Mer Tyrosine Kinase (MERTK), also referred to as c-mer, MER, Proto-oncogene c-Mer, Receptor Tyrosine Kinase MerTK, Tyrosine-protein Kinase Mer, STK Kinase, RP38, or MGC133349, is a member of the TAM family of receptor tyrosine kinases, which also include AXL and TYRO3 kinases. MERTK transduces signals from the extracellular space via activation by binding of ligands, most notably Gas-6, a soluble protein. Gas-6 binding to MERTK induces autophosphorylation of MERTK on its intracellular domain, resulting in downstream signal activation (Cummings C T et al., (2013) Clin Cancer Res 19: 5275-5280; Verma A et al., (2011) Mol Cancer Ther 10: 1763-1773).
The MERTK receptor exists in both membrane bound and soluble forms. The extracellular domain can be cleaved to generate a soluble extracellular domain, which is hypothesized to act as a decoy receptor to negatively regulate MERTK receptor activation on cells by reducing the ability and/or availability of soluble Gas-6 ligand to bind membrane-bound MERTK (Sather S et al., (2007) Blood 109: 1026-1033). As a result MERTK has dual roles related to cancer progression, angiogenesis, and metastasis. On the one hand, Gas-6 activation of MERTK on endothelial cells results in inhibition of endothelial cell recruitment by cancer cells in a co-culture system. Endothelial recruitment is a key feature of cancer cells that allows for tumor angiogenesis, tumor growth, and metastasis. However, on the other hand, MERTK plays an opposite role in cancer cells, where its over-expression leads to increased metastasis, likely by releasing cleaved MERTK to generate soluble MERTK extracellular domain protein as a decoy receptor. Thus, tumor cells secrete a soluble form of the extracellular MERTK receptor that acts as a decoy receptor to reduce the ability (and/or availability) of soluble Gas-6 ligand to activate MERTK on endothelial cells, ultimately leading to endothelial recruitment, angiogenesis, and cancer progression (Png K J et al., (2012) Nature 481: 190-194).
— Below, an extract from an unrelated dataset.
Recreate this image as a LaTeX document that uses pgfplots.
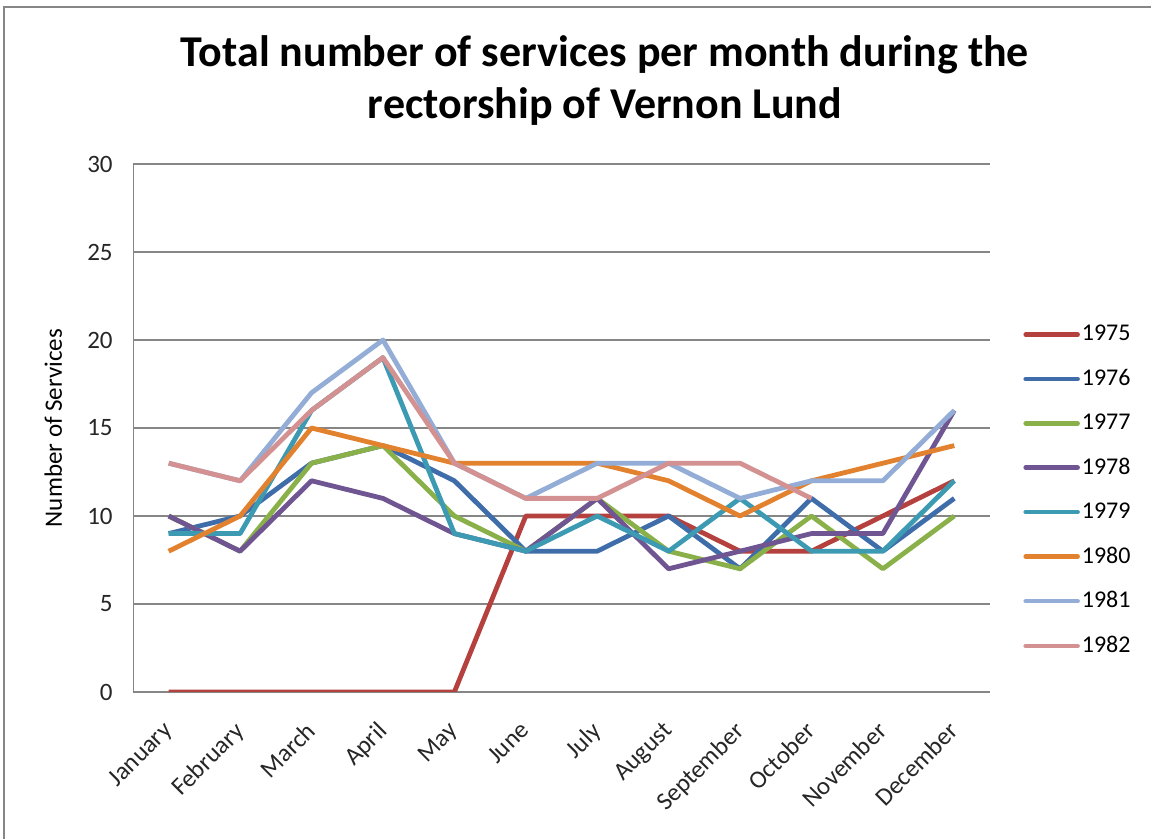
\documentclass[border=0pt]{standalone}
\usepackage{fontspec}
\setmainfont{Carlito}
\usepackage{pgfplots}
\pgfplotsset{compat=1.18}

\definecolor{c75}{HTML}{B5413E}
\definecolor{c76}{HTML}{3F6DAA}
\definecolor{c77}{HTML}{8AB04A}
\definecolor{c78}{HTML}{6F5592}
\definecolor{c79}{HTML}{3C9AB3}
\definecolor{c80}{HTML}{E2822F}
\definecolor{c81}{HTML}{93ADD6}
\definecolor{c82}{HTML}{D39291}
\definecolor{gridgray}{HTML}{868686}

\begin{document}
\begin{tikzpicture}
\begin{axis}[
  name=ax,
  scale only axis,
  width=428.5pt, height=264pt,
  xmin=-0.5, xmax=11.5,
  ymin=0, ymax=30,
  ytick={0,5,...,30},
  xtick={0,...,11},
  xticklabels={January,February,March,April,May,June,July,August,September,October,November,December},
  axis lines=left,
  axis line style={-, gridgray},
  major tick length=0pt,
  ymajorgrids,
  grid style={gridgray, line width=0.6pt},
  tick label style={font=\fontsize{12.5}{14}\selectfont, text=black!85},
  /pgf/number format/assume math mode=true,
  yticklabel style={inner sep=0pt, xshift=-10pt},
  xticklabel style={inner sep=0pt, anchor=north east, xshift=-3.5pt, yshift=-14pt, rotate=45},
  ylabel={Number of Services},
  ylabel style={at={(axis description cs:-0.093,0.5)}, anchor=center, font=\fontsize{12.5}{14}\selectfont},
  every axis plot/.append style={line width=2.4pt, line join=round},
  legend style={draw=none, fill=none, at={(axis description cs:1,1)}, anchor=north west,
    xshift=16.5pt, yshift=-80.5pt, row sep=12.7pt, inner sep=0pt,
    font=\fontsize{12}{14}\selectfont, nodes={inner xsep=1pt, inner ysep=0pt}},
  legend cell align=left,
  legend image code/.code={\draw[#1, line width=2.25pt, line cap=round] (0pt,0pt) -- (26pt,0pt);},
]
\addplot[c75] coordinates {(0,0) (1,0) (2,0) (3,0) (4,0) (5,10) (6,10) (7,10) (8,8) (9,8) (10,10) (11,12)};
\addlegendentry{1975}
\addplot[c76] coordinates {(0,9) (1,10) (2,13) (3,14) (4,12) (5,8) (6,8) (7,10) (8,7) (9,11) (10,8) (11,11)};
\addlegendentry{1976}
\addplot[c77] coordinates {(0,10) (1,8) (2,13) (3,14) (4,10) (5,8) (6,11) (7,8) (8,7) (9,10) (10,7) (11,10)};
\addlegendentry{1977}
\addplot[c78] coordinates {(0,10) (1,8) (2,12) (3,11) (4,9) (5,8) (6,11) (7,7) (8,8) (9,9) (10,9) (11,16)};
\addlegendentry{1978}
\addplot[c79] coordinates {(0,9) (1,9) (2,16) (3,19) (4,9) (5,8) (6,10) (7,8) (8,11) (9,8) (10,8) (11,12)};
\addlegendentry{1979}
\addplot[c80] coordinates {(0,8) (1,10) (2,15) (3,14) (4,13) (5,13) (6,13) (7,12) (8,10) (9,12) (10,13) (11,14)};
\addlegendentry{1980}
\addplot[c81] coordinates {(0,13) (1,12) (2,17) (3,20) (4,13) (5,11) (6,13) (7,13) (8,11) (9,12) (10,12) (11,16)};
\addlegendentry{1981}
\addplot[c82] coordinates {(0,13) (1,12) (2,16) (3,19) (4,13) (5,11) (6,11) (7,13) (8,13) (9,11)};
\addlegendentry{1982}
\end{axis}
\node[anchor=base, font=\fontsize{22}{26}\selectfont\bfseries] at ([shift={(236pt,48.5pt)}]ax.north west) {Total number of services per month during the};
\node[anchor=base, font=\fontsize{22}{26}\selectfont\bfseries] at ([shift={(236pt,22.5pt)}]ax.north west) {rectorship of Vernon Lund};
\pgfresetboundingbox
\useasboundingbox ([shift={(-66.5pt,-73.5pt)}]ax.south west) rectangle ([shift={(80.5pt,82pt)}]ax.north east);
\draw[gridgray, line width=1pt] ([shift={(-64.5pt,-73.5pt)}]ax.south west) -- ([shift={(-64.5pt,78.5pt)}]ax.north west) -- ([shift={(80.5pt,78.5pt)}]ax.north east);
\end{tikzpicture}
\end{document}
Historically, there have been efforts to generate inhibitors, but not activators, of MERTK for the treatment of cancer (e.g., compound UNC1062, a potent small molecule MERTK inhibitor developed as an anticancer compound), because MERTK was thought to solely function as an oncogene (Liu J et al., (2013) Eur J Med Chem 65: 83-93; Cummings C T et al., (2013) Clin Cancer Res 19: 5275-5280; Verma A et al., (2011) Mol Cancer Ther 10: 1763-1773). Given the dual role of MERTK in cancer cells and endothelial cells, treatment with a molecule that generally results in MERTK activation (e.g., on both endothelial cells and cancer cells) could result in increased endothelial cell recruitment and metastasis. However, a compound that activates MERTK signaling on endothelial cells but not cancer cells would potentially be an attractive therapeutic for tumor angiogenesis and metastasis.
Thus, there is a need for antibodies that specifically bind to MERTK and agonize MERTK signaling on endothelial cells.